I'm Sensing a Pattern

Biosensing and machine learning are a match made in heaven. Much of the signaling done in the human body is electrical, which means we can measure these signals with relatively simple sensing equipment. However, the meaning behind these signals is exceedingly complex and difficult to interpret in many cases. Untangling the complex interplay between numerous electrical impulses firing in parallel is beyond our ability to understand. That is where machine learning comes in — these algorithms are ideal for recognizing complex patterns.

The set of tools required makes biosensing a surprisingly approachable field, even for the casual hobbyist. Both the sensing equipment and the software toolkits and hardware required to run the machine learning algorithms are well within reach of nearly anyone that is interested. And now another accessible sensing option has been developed by electronics enthusiast and Hackaday.io user TURFPTAx, who has recently created the Open Muscle Sensor Bracelet (OM-12) and Open Muscle Labeler (LASK5). These open source tools were created to assist in the exploration of muscle sensing and machine learning in prosthetic technologies.
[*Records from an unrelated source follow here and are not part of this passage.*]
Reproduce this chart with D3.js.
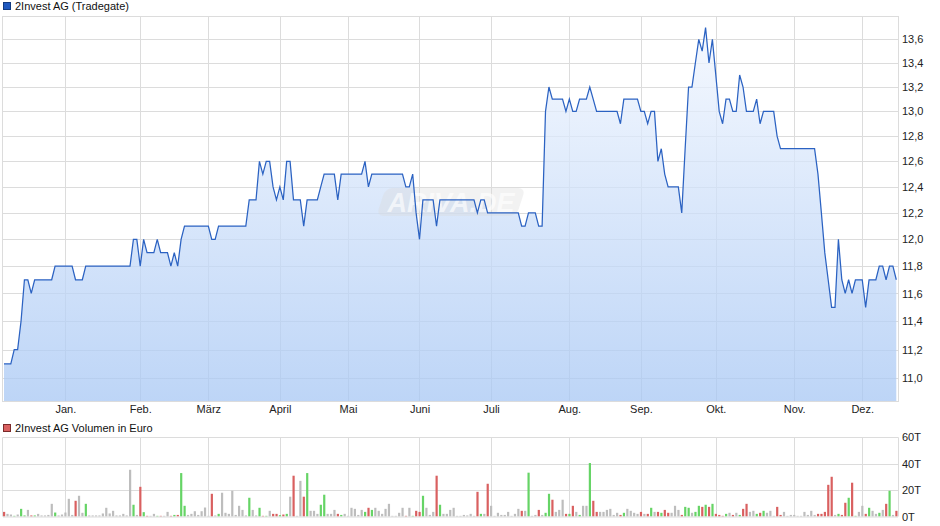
<!DOCTYPE html>
<html><head><meta charset="utf-8">
<script src="https://cdn.jsdelivr.net/npm/d3@7"></script>
<style>
html,body{margin:0;padding:0;background:#fff;}
svg{display:block;font-family:"Liberation Sans",Arial,sans-serif;}
</style></head>
<body>
<svg id="chart" width="940" height="526"></svg>
<script>
// ---- data ----
const priceTitle = "2Invest AG (Tradegate)";
const volumeTitle = "2Invest AG Volumen in Euro";
const prevClose = 11.2;
const priceValues = [
11.1,11.1,11.1,11.2,11.2,11.4,11.7,11.7,11.6,11.7,
11.7,11.7,11.7,11.7,11.7,11.8,11.8,11.8,11.8,11.8,
11.8,11.7,11.7,11.7,11.8,11.8,11.8,11.8,11.8,11.8,
11.8,11.8,11.8,11.8,11.8,11.8,11.8,11.8,12.0,12.0,
11.8,12.0,11.9,11.9,11.9,12.0,11.9,11.9,11.9,11.8,
11.9,11.8,12.0,12.1,12.1,12.1,12.1,12.1,12.1,12.1,
12.1,12.0,12.0,12.1,12.1,12.1,12.1,12.1,12.1,12.1,
12.1,12.1,12.3,12.3,12.3,12.6,12.5,12.6,12.6,12.4,
12.3,12.4,12.3,12.6,12.6,12.3,12.3,12.3,12.1,12.3,
12.3,12.3,12.3,12.4,12.5,12.5,12.5,12.5,12.3,12.5,
12.5,12.5,12.5,12.5,12.5,12.5,12.6,12.4,12.5,12.5,
12.5,12.5,12.5,12.5,12.5,12.5,12.5,12.5,12.4,12.4,
12.5,12.2,12.0,12.3,12.3,12.3,12.3,12.1,12.3,12.3,
12.3,12.3,12.3,12.3,12.3,12.3,12.3,12.3,12.3,12.2,
12.3,12.3,12.2,12.2,12.2,12.2,12.2,12.2,12.2,12.2,
12.2,12.2,12.1,12.1,12.2,12.2,12.2,12.1,12.1,13.0,
13.2,13.1,13.1,13.1,13.1,13.0,13.1,13.0,13.0,13.1,
13.1,13.1,13.2,13.1,13.0,13.0,13.0,13.0,13.0,13.0,
13.0,12.9,13.1,13.1,13.1,13.1,13.1,13.0,13.0,12.9,
13.0,13.0,12.6,12.7,12.5,12.4,12.4,12.4,12.4,12.2,
12.7,13.2,13.2,13.4,13.6,13.5,13.7,13.4,13.6,13.3,
13.0,12.9,13.1,13.1,13.0,13.0,13.3,13.2,13.0,13.0,
13.0,13.1,12.9,13.0,13.0,13.0,13.0,12.8,12.7,12.7,
12.7,12.7,12.7,12.7,12.7,12.7,12.7,12.7,12.7,12.5,
12.2,11.9,11.7,11.5,11.5,12.0,11.7,11.6,11.7,11.6,
11.7,11.7,11.7,11.5,11.7,11.7,11.7,11.8,11.8,11.7,
11.8,11.8,11.7];
const volumeThousands = [
3.5,2.0,1.5,0.5,1.5,5.8,0.8,5.0,0.8,0.8,
2.0,0.8,0.8,1.2,9.6,3.0,0.8,1.5,3.0,13.4,
1.2,11.9,15.7,2.8,9.6,0.8,0.8,0.8,0.8,2.3,
6.6,2.3,4.3,0.8,0.8,2.0,0.8,35.4,8.9,1.2,
22.5,3.3,0.5,0.5,2.0,0.5,0.5,0.5,3.5,0.5,
1.2,1.2,32.9,8.1,1.2,2.0,4.0,1.2,4.0,6.8,
0.5,17.2,0.8,2.0,18.0,2.8,2.0,19.5,1.2,8.1,
5.0,0.8,14.2,5.0,0.8,6.6,0.5,0.5,4.3,2.0,
2.0,1.0,1.5,2.0,15.0,30.9,0.5,27.0,15.0,32.9,
4.3,4.3,2.0,8.9,16.5,2.0,2.0,5.0,2.0,1.2,
2.0,0.5,6.6,5.8,1.2,5.0,3.5,6.6,5.0,6.6,
4.3,2.0,5.8,9.6,0.5,0.5,2.8,6.6,0.5,6.6,
0.5,4.3,3.5,15.7,6.6,1.2,3.5,30.9,8.9,2.0,
2.0,5.0,6.6,0.5,0.5,1.2,0.8,2.0,0.5,18.7,
2.0,2.0,24.8,8.1,0.5,2.8,1.2,1.2,3.5,0.5,
2.0,5.8,4.3,4.3,33.2,0.5,1.2,5.0,1.2,2.8,
17.2,12.7,3.5,5.0,12.7,2.0,2.0,8.1,3.5,1.2,
8.1,8.1,40.5,11.9,3.5,3.5,3.5,5.0,5.8,1.2,
2.8,1.2,2.8,5.8,4.3,2.8,2.0,3.5,2.0,2.0,
6.6,3.5,3.5,2.8,5.0,2.8,2.8,8.1,5.0,1.2,
7.3,6.6,2.8,3.5,8.1,7.3,8.9,7.3,9.6,2.0,
1.2,0.5,2.0,2.8,1.2,2.8,1.2,5.8,9.6,3.5,
4.3,2.0,2.8,4.3,2.8,4.3,0.5,7.3,1.2,3.5,
0.5,1.2,1.2,0.5,0.5,3.5,1.2,4.3,1.2,2.0,
2.0,3.5,24.0,30.1,1.2,2.0,1.2,10.4,14.2,25.6,
0.5,3.5,8.1,2.0,6.6,4.3,2.0,2.8,5.0,9.6,
19.5,1.2,4.3];
const monthIndex = [18,40,60,81,101,122,143,166,187,209,232,252];
const monthLabels = ["Jan.","Feb.","März","April","Mai","Juni","Juli","Aug.","Sep.","Okt.","Nov.","Dez."];
const priceTicks = [11.0,11.2,11.4,11.6,11.8,12.0,12.2,12.4,12.6,12.8,13.0,13.2,13.4,13.6];
const volumeTicks = [0,20,40,60];

// ---- layout ----
const L = 3, R = 898;
const pTop = 16, pBot = 401;
const vTop = 437.3, vBot = 516.5;
const svg = d3.select("#chart");
const gridColor = "#dcdcdc";
const de = d3.formatLocale({decimal:",", thousands:".", grouping:[3], currency:["","€"]});
const fmt1 = de.format(".1f");

const x = d3.scaleLinear().domain([0, priceValues.length - 1]).range([4, 896.3]);
const y = d3.scaleLog().domain([10.845, 13.80]).range([pBot, pTop]);
const yv = d3.scaleLinear().domain([0, 60]).range([vBot, vTop]);

// gradient
const defs = svg.append("defs");
const grad = defs.append("linearGradient").attr("id","fillGrad")
  .attr("gradientUnits","userSpaceOnUse").attr("x1",0).attr("x2",0).attr("y1",pTop).attr("y2",pBot);
grad.append("stop").attr("offset","0%").attr("stop-color","#f4f8ff");
grad.append("stop").attr("offset","100%").attr("stop-color","#a7c7f4");
defs.append("clipPath").attr("id","pclip").append("rect")
  .attr("x",L).attr("y",pTop).attr("width",R-L).attr("height",pBot-pTop);

// ---- price panel ----
const pg = svg.append("g");
// horizontal grid
pg.selectAll("line.hg").data(priceTicks).join("line")
  .attr("x1",L).attr("x2",R).attr("y1",d=>Math.round(y(d))+0.5).attr("y2",d=>Math.round(y(d))+0.5)
  .attr("stroke",gridColor);
// vertical grid
pg.selectAll("line.vg").data(monthIndex).join("line")
  .attr("x1",d=>Math.round(x(d))+0.5).attr("x2",d=>Math.round(x(d))+0.5)
  .attr("y1",pTop).attr("y2",pBot).attr("stroke",gridColor);
// frame
pg.append("rect").attr("x",L-0.5).attr("y",pTop+0.5).attr("width",R-L+1).attr("height",pBot-pTop)
  .attr("fill","none").attr("stroke",gridColor);

// area
const area = d3.area().x((d,i)=>x(i)).y0(pBot).y1(d=>y(d));
pg.append("path").datum(priceValues).attr("d",area)
  .attr("fill","url(#fillGrad)").attr("fill-opacity",0.75).attr("clip-path","url(#pclip)");

// watermark
const wm = pg.append("g").attr("transform","translate(451,202)");
wm.append("rect").attr("x",-70).attr("y",-14).attr("width",140).attr("height",28).attr("rx",7)
  .attr("transform","skewX(-18)").attr("fill","#d9d9d9").attr("fill-opacity",0.35);
wm.append("text").attr("text-anchor","middle").attr("dy","0.36em")
  .attr("font-size",27).attr("font-weight","bold").attr("font-style","italic")
  .attr("fill","#ffffff").attr("fill-opacity",0.65).text("ARIVA.DE");

// line
const line = d3.line().x((d,i)=>x(i)).y(d=>y(d));
pg.append("path").datum(priceValues).attr("d",line)
  .attr("fill","none").attr("stroke","#2b62c2").attr("stroke-width",1.25).attr("stroke-linejoin","miter");

// price axis (right)
const yAxis = d3.axisRight(y).tickValues(priceTicks).tickFormat(d=>fmt1(d)).tickSize(0).tickPadding(4);
const ya = pg.append("g").attr("transform",`translate(${R},0)`).call(yAxis);
ya.select(".domain").remove();
ya.selectAll("text").attr("font-size",11).attr("fill","#222").attr("font-family","Liberation Sans, Arial, sans-serif");

// month axis
const xAxis = d3.axisBottom(x).tickValues(monthIndex).tickFormat((d,i)=>monthLabels[i]).tickSize(0).tickPadding(4);
const xa = pg.append("g").attr("transform",`translate(0,${pBot})`).call(xAxis);
xa.select(".domain").remove();
xa.selectAll("text").attr("font-size",11).attr("fill","#222").attr("font-family","Liberation Sans, Arial, sans-serif");

// title
pg.append("rect").attr("x",3.5).attr("y",2.5).attr("width",7).attr("height",7)
  .attr("fill","#1f58bf").attr("stroke","#123a80");
pg.append("text").attr("x",15).attr("y",10).attr("font-size",11).attr("fill","#111").text(priceTitle);

// ---- volume panel ----
const vg = svg.append("g");
vg.selectAll("line.hv").data(volumeTicks.filter(d=>d>0)).join("line")
  .attr("x1",L).attr("x2",R).attr("y1",d=>Math.round(yv(d))+0.5).attr("y2",d=>Math.round(yv(d))+0.5)
  .attr("stroke",gridColor);
vg.selectAll("line.vv").data(monthIndex).join("line")
  .attr("x1",d=>Math.round(x(d))+0.5).attr("x2",d=>Math.round(x(d))+0.5)
  .attr("y1",vTop).attr("y2",vBot).attr("stroke",gridColor);
vg.append("line").attr("x1",L-0.5).attr("x2",L-0.5).attr("y1",vTop).attr("y2",vBot).attr("stroke",gridColor);
vg.append("line").attr("x1",R+0.5).attr("x2",R+0.5).attr("y1",vTop).attr("y2",vBot).attr("stroke",gridColor);

const barColor = i => {
  const prev = i === 0 ? prevClose : priceValues[i-1];
  const cur = priceValues[i];
  if (cur > prev + 1e-9) return "#66d466";
  if (cur < prev - 1e-9) return "#d96060";
  return "#bdbdbd";
};
vg.selectAll("rect.bar").data(volumeThousands).join("rect")
  .attr("x",(d,i)=>x(i)-1).attr("width",2.2)
  .attr("y",d=>yv(d)).attr("height",d=>vBot-yv(d))
  .attr("fill",(d,i)=>barColor(i));
vg.append("line").attr("x1",L).attr("x2",R).attr("y1",vBot+0.5).attr("y2",vBot+0.5).attr("stroke",gridColor);

const vAxis = d3.axisRight(yv).tickValues(volumeTicks).tickFormat(d=>d+"T").tickSize(0).tickPadding(4);
const va = vg.append("g").attr("transform",`translate(${R},0)`).call(vAxis);
va.select(".domain").remove();
va.selectAll("text").attr("font-size",11).attr("fill","#222").attr("font-family","Liberation Sans, Arial, sans-serif");

vg.append("rect").attr("x",3.5).attr("y",424.5).attr("width",7).attr("height",7)
  .attr("fill","#d96060").attr("stroke","#7a2a2a");
vg.append("text").attr("x",15).attr("y",432).attr("font-size",11).attr("fill","#111").text(volumeTitle);
</script>
</body></html>
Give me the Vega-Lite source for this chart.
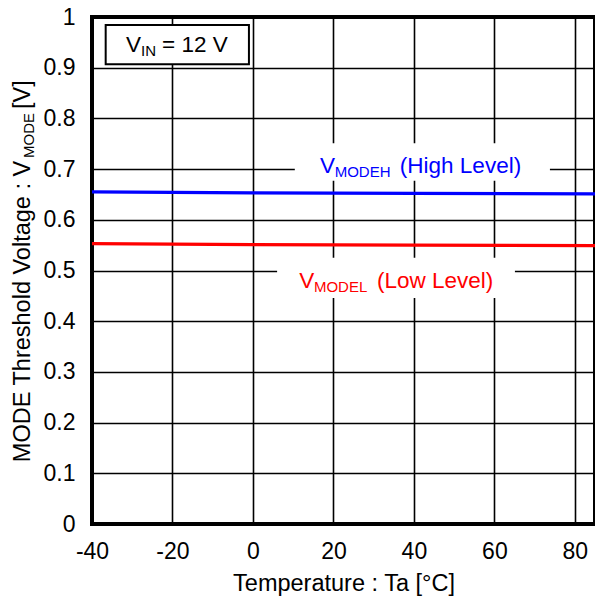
{
  "$schema": "https://vega.github.io/schema/vega-lite/v6.json",
  "width": 503,
  "height": 507,
  "autosize": {"type": "none"},
  "padding": {"left": 92, "top": 17, "right": 0, "bottom": 78},
  "background": "white",
  "config": {
    "font": "Liberation Sans",
    "view": {"stroke": "black", "strokeWidth": 4},
    "axis": {"gridColor": "black", "gridWidth": 1.6, "gridOpacity": 1, "domain": false, "ticks": false, "labelFlush": false, "labelColor": "black", "titleColor": "black", "labelFontSize": 23, "titleFontSize": 23.5, "titleFontWeight": "normal", "labelFont": "Liberation Sans", "titleFont": "Liberation Sans"}
  },
  "datasets": {
    "lines": [
      {"temp": -40, "v": 0.655, "series": "VMODEH"},
      {"temp": 0, "v": 0.653, "series": "VMODEH"},
      {"temp": 40, "v": 0.652, "series": "VMODEH"},
      {"temp": 85, "v": 0.651, "series": "VMODEH"},
      {"temp": -40, "v": 0.553, "series": "VMODEL"},
      {"temp": 0, "v": 0.551, "series": "VMODEL"},
      {"temp": 40, "v": 0.550, "series": "VMODEL"},
      {"temp": 85, "v": 0.549, "series": "VMODEL"}
    ],
    "boxes": [
      {"x": 10.4, "x2": 73.8, "y": 0.677, "y2": 0.751},
      {"x": 6.0, "x2": 65.1, "y": 0.446, "y2": 0.525}
    ],
    "framebox": [
      {"x": -36.6, "x2": -1.0, "y": 0.907, "y2": 0.984}
    ],
    "maintext": [
      {"x": 16.65, "y": 0.692, "text": "V", "series": "VMODEH"},
      {"x": 36.5, "y": 0.692, "text": "(High Level)", "series": "VMODEH"},
      {"x": 11.5, "y": 0.4655, "text": "V", "series": "VMODEL"},
      {"x": 30.8, "y": 0.4655, "text": "(Low Level)", "series": "VMODEL"},
      {"x": -31.55, "y": 0.931, "text": "V", "series": "VIN"},
      {"x": -22.6, "y": 0.931, "text": "= 12 V", "series": "VIN"}
    ],
    "subtext": [
      {"x": 20.3, "y": 0.692, "text": "MODEH", "series": "VMODEH"},
      {"x": 15.15, "y": 0.4655, "text": "MODEL", "series": "VMODEL"},
      {"x": -27.8, "y": 0.931, "text": "IN", "series": "VIN"}
    ],
    "ytitle_main": [{"x": -40, "y": 0.122, "text": "MODE Threshold Voltage : V"}],
    "ytitle_sub": [{"x": -40, "y": 0.722, "text": "MODE"}],
    "ytitle_end": [{"x": -40, "y": 0.8185, "text": "[V]"}]
  },
  "layer": [
    {
      "data": {"name": "lines"},
      "mark": {"type": "line", "strokeWidth": 3.2, "clip": true},
      "encoding": {
        "x": {"field": "temp", "type": "quantitative", "scale": {"domain": [-40, 85], "nice": false, "zero": false},
          "axis": {"values": [-40, -20, 0, 20, 40, 60, 80], "labelExpr": "'' + datum.value", "title": "Temperature : Ta [°C]", "labelPadding": 16, "titlePadding": 8, "grid": true}},
        "y": {"field": "v", "type": "quantitative", "scale": {"domain": [0, 1], "nice": false},
          "axis": {"values": [0, 0.1, 0.2, 0.3, 0.4, 0.5, 0.6, 0.7, 0.8, 0.9, 1], "format": ".1~f", "title": null, "labelPadding": 17, "grid": true}},
        "color": {"field": "series", "type": "nominal", "scale": {"domain": ["VMODEH", "VMODEL", "VIN"], "range": ["#0000FF", "#FF0000", "#000000"]}, "legend": null},
        "detail": {"field": "series"}
      }
    },
    {
      "data": {"name": "boxes"},
      "mark": {"type": "rect", "fill": "white", "stroke": null},
      "encoding": {
        "x": {"field": "x", "type": "quantitative"},
        "x2": {"field": "x2"},
        "y": {"field": "y", "type": "quantitative"},
        "y2": {"field": "y2"}
      }
    },
    {
      "data": {"name": "framebox"},
      "mark": {"type": "rect", "fill": "white", "stroke": "black", "strokeWidth": 2},
      "encoding": {
        "x": {"field": "x", "type": "quantitative"},
        "x2": {"field": "x2"},
        "y": {"field": "y", "type": "quantitative"},
        "y2": {"field": "y2"}
      }
    },
    {
      "data": {"name": "maintext"},
      "mark": {"type": "text", "fontSize": 22.5, "align": "left", "baseline": "alphabetic"},
      "encoding": {
        "x": {"field": "x", "type": "quantitative"},
        "y": {"field": "y", "type": "quantitative"},
        "text": {"field": "text"},
        "color": {"field": "series", "type": "nominal", "legend": null}
      }
    },
    {
      "data": {"name": "subtext"},
      "mark": {"type": "text", "fontSize": 15, "align": "left", "baseline": "alphabetic", "dy": 4},
      "encoding": {
        "x": {"field": "x", "type": "quantitative"},
        "y": {"field": "y", "type": "quantitative"},
        "text": {"field": "text"},
        "color": {"field": "series", "type": "nominal", "legend": null}
      }
    },
    {
      "data": {"name": "ytitle_main"},
      "mark": {"type": "text", "fontSize": 23.5, "align": "left", "baseline": "alphabetic", "angle": 270, "dy": -62, "color": "black"},
      "encoding": {
        "x": {"field": "x", "type": "quantitative"},
        "y": {"field": "y", "type": "quantitative"},
        "text": {"field": "text"}
      }
    },
    {
      "data": {"name": "ytitle_sub"},
      "mark": {"type": "text", "fontSize": 15, "align": "left", "baseline": "alphabetic", "angle": 270, "dy": -58, "color": "black"},
      "encoding": {
        "x": {"field": "x", "type": "quantitative"},
        "y": {"field": "y", "type": "quantitative"},
        "text": {"field": "text"}
      }
    },
    {
      "data": {"name": "ytitle_end"},
      "mark": {"type": "text", "fontSize": 23.5, "align": "left", "baseline": "alphabetic", "angle": 270, "dy": -62, "color": "black"},
      "encoding": {
        "x": {"field": "x", "type": "quantitative"},
        "y": {"field": "y", "type": "quantitative"},
        "text": {"field": "text"}
      }
    }
  ]
}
The OM-12 Sensor Bracelet is a wristband equipped with a set of three cells, each containing ESP32-C3 microcontrollers, Hall effect sensors, and mechanical keyboard switches. These specialized cells detect even small changes in muscle pressure to reveal forearm muscle contractions in real-time. Three more cells are equipped with power management and battery circuits. While the Sensor Bracelet is intended for experimental use only, it provides an effective platform for testing prosthetic control algorithms. MicroPython support further eases this development process.

The LASK5 Labeler is a small device that works with the Sensor Bracelet by labeling the data that it produces. This added annotation is necessary in preparing the data for analysis by a machine learning algorithm. The Labeler is also powered by ESP32-S3 microcontroller and includes Hall effect sensors. The inclusion of a display and buttons form a simple user interface that further simplifies the labeling process. In practice, a user would leverage the Labeler to identify what they are doing (e.g., a specific muscle movement) as they collect biosensor data — an essential data point when training supervised learning algorithms.

TURFPTAx believes that these tools will be useful to others that are designing prosthetic control systems or a variety of human-machine interfaces. If that happens to be you (or might be you in the future), this toolkit is worth checking out. Design files, schematics, and the bill of materials are all freely available on GitHub.